» **Directive**: Reproduce the listing exactly, with no pictures in your copy.

-- Information supplied start --

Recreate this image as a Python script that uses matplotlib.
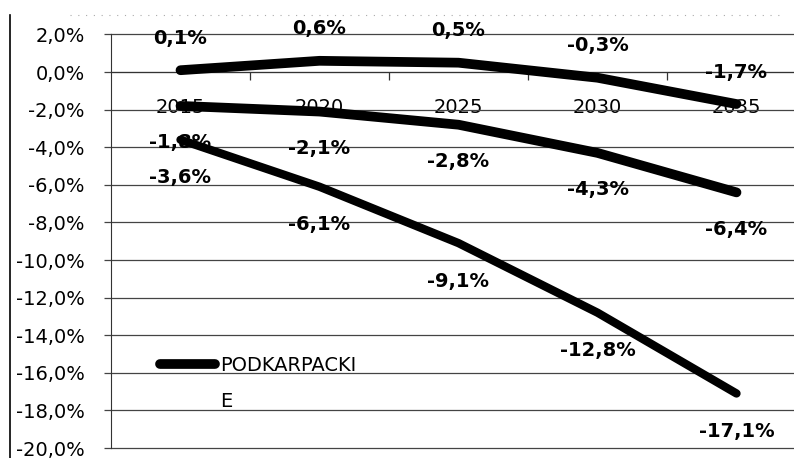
import numpy as np
import matplotlib.pyplot as plt
from matplotlib.lines import Line2D
from matplotlib.ticker import FixedLocator, FuncFormatter

plt.rcParams['font.family'] = ['DejaVu Sans']

years = ['2015', '2020', '2025', '2030', '2035']
top_series = [0.1, 0.6, 0.5, -0.3, -1.7]
mid_series = [-1.8, -2.1, -2.8, -4.3, -6.4]
low_series = [-3.6, -6.1, -9.1, -12.8, -17.1]
legend_label = 'PODKARPACKI'
legend_wrap = 'E'

FS = 14


def pct(v, pos=None):
    return f"{v:.1f}%".replace('.', ',')


fig = plt.figure(figsize=(7.94, 4.58), dpi=100)
ax = fig.add_axes([111 / 794, 1 - 448 / 458, 695 / 794, 413.5 / 458])

x = np.arange(len(years))
ax.set_xlim(-0.5, len(years) - 0.5)
ax.set_ylim(-20, 2)

# grid + axes styling
ax.yaxis.set_major_locator(FixedLocator(np.arange(-20, 2.1, 2)))
ax.yaxis.set_major_formatter(FuncFormatter(pct))
ax.grid(axis='y', color='#444444', lw=0.9)
ax.set_axisbelow(True)
ax.tick_params(axis='y', length=5, width=0.9, color='#444444', pad=14, labelsize=FS)
for gl in ax.get_ygridlines():
    gl.set_clip_on(False)

for s in ['top', 'right']:
    ax.spines[s].set_visible(False)
ax.spines['left'].set_color('#333333')
ax.spines['bottom'].set_position(('data', 0))
ax.spines['bottom'].set_color('#333333')

ax.set_xticks(x[:-1] + 0.5)
ax.set_xticklabels([])
ax.set_xticks(x, minor=True)
ax.set_xticklabels(years, minor=True)
ax.tick_params(axis='x', which='major', length=6, width=0.9, color='#333333')
ax.tick_params(axis='x', which='minor', length=0, pad=19, labelsize=FS)

# lines
l1, = ax.plot(x, top_series, color='black', lw=7, solid_capstyle='round', zorder=3)
ax.plot(x, mid_series, color='black', lw=7, solid_capstyle='round', zorder=3)
ax.plot(x, low_series, color='black', lw=6, solid_capstyle='round', zorder=3)

# data labels
for series, dy in [(top_series, 32), (mid_series, -37), (low_series, -38)]:
    for xi, v in zip(x, series):
        ax.annotate(pct(v), (xi, v), xytext=(0, dy), textcoords='offset pixels',
                    ha='center', va='center', fontsize=FS, fontweight='bold', zorder=4)

ax.legend([l1], [legend_label], loc='center left', bbox_to_anchor=(0.0705, 0.2),
          frameon=False, fontsize=FS, handlelength=2.85, handletextpad=0.25,
          borderpad=0, borderaxespad=0)
ax.text(0.157, 0.1, legend_wrap, transform=ax.transAxes, ha='left', va='baseline', fontsize=FS)

# page border bits from the scan
fig.add_artist(Line2D([10 / 794, 10 / 794], [0, 1 - 15 / 458], transform=fig.transFigure,
                      color='black', lw=1.2))
fig.add_artist(Line2D([70 / 794, 780 / 794], [1 - 15 / 458, 1 - 15 / 458], transform=fig.transFigure,
                      color='#aaaaaa', lw=0.8, ls=(0, (1, 6))))

fig.savefig('out.png', dpi=100)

-- Information supplied end --

» **Completed task**:
Recreate this image as a Python script that uses matplotlib.
import numpy as np
import matplotlib.pyplot as plt
from matplotlib.lines import Line2D
from matplotlib.ticker import FixedLocator, FuncFormatter

plt.rcParams['font.family'] = ['DejaVu Sans']

years = ['2015', '2020', '2025', '2030', '2035']
top_series = [0.1, 0.6, 0.5, -0.3, -1.7]
mid_series = [-1.8, -2.1, -2.8, -4.3, -6.4]
low_series = [-3.6, -6.1, -9.1, -12.8, -17.1]
legend_label = 'PODKARPACKI'
legend_wrap = 'E'

FS = 14


def pct(v, pos=None):
    return f"{v:.1f}%".replace('.', ',')


fig = plt.figure(figsize=(7.94, 4.58), dpi=100)
ax = fig.add_axes([111 / 794, 1 - 448 / 458, 695 / 794, 413.5 / 458])

x = np.arange(len(years))
ax.set_xlim(-0.5, len(years) - 0.5)
ax.set_ylim(-20, 2)

# grid + axes styling
ax.yaxis.set_major_locator(FixedLocator(np.arange(-20, 2.1, 2)))
ax.yaxis.set_major_formatter(FuncFormatter(pct))
ax.grid(axis='y', color='#444444', lw=0.9)
ax.set_axisbelow(True)
ax.tick_params(axis='y', length=5, width=0.9, color='#444444', pad=14, labelsize=FS)
for gl in ax.get_ygridlines():
    gl.set_clip_on(False)

for s in ['top', 'right']:
    ax.spines[s].set_visible(False)
ax.spines['left'].set_color('#333333')
ax.spines['bottom'].set_position(('data', 0))
ax.spines['bottom'].set_color('#333333')

ax.set_xticks(x[:-1] + 0.5)
ax.set_xticklabels([])
ax.set_xticks(x, minor=True)
ax.set_xticklabels(years, minor=True)
ax.tick_params(axis='x', which='major', length=6, width=0.9, color='#333333')
ax.tick_params(axis='x', which='minor', length=0, pad=19, labelsize=FS)

# lines
l1, = ax.plot(x, top_series, color='black', lw=7, solid_capstyle='round', zorder=3)
ax.plot(x, mid_series, color='black', lw=7, solid_capstyle='round', zorder=3)
ax.plot(x, low_series, color='black', lw=6, solid_capstyle='round', zorder=3)

# data labels
for series, dy in [(top_series, 32), (mid_series, -37), (low_series, -38)]:
    for xi, v in zip(x, series):
        ax.annotate(pct(v), (xi, v), xytext=(0, dy), textcoords='offset pixels',
                    ha='center', va='center', fontsize=FS, fontweight='bold', zorder=4)

ax.legend([l1], [legend_label], loc='center left', bbox_to_anchor=(0.0705, 0.2),
          frameon=False, fontsize=FS, handlelength=2.85, handletextpad=0.25,
          borderpad=0, borderaxespad=0)
ax.text(0.157, 0.1, legend_wrap, transform=ax.transAxes, ha='left', va='baseline', fontsize=FS)

# page border bits from the scan
fig.add_artist(Line2D([10 / 794, 10 / 794], [0, 1 - 15 / 458], transform=fig.transFigure,
                      color='black', lw=1.2))
fig.add_artist(Line2D([70 / 794, 780 / 794], [1 - 15 / 458, 1 - 15 / 458], transform=fig.transFigure,
                      color='#aaaaaa', lw=0.8, ls=(0, (1, 6))))

fig.savefig('out.png', dpi=100)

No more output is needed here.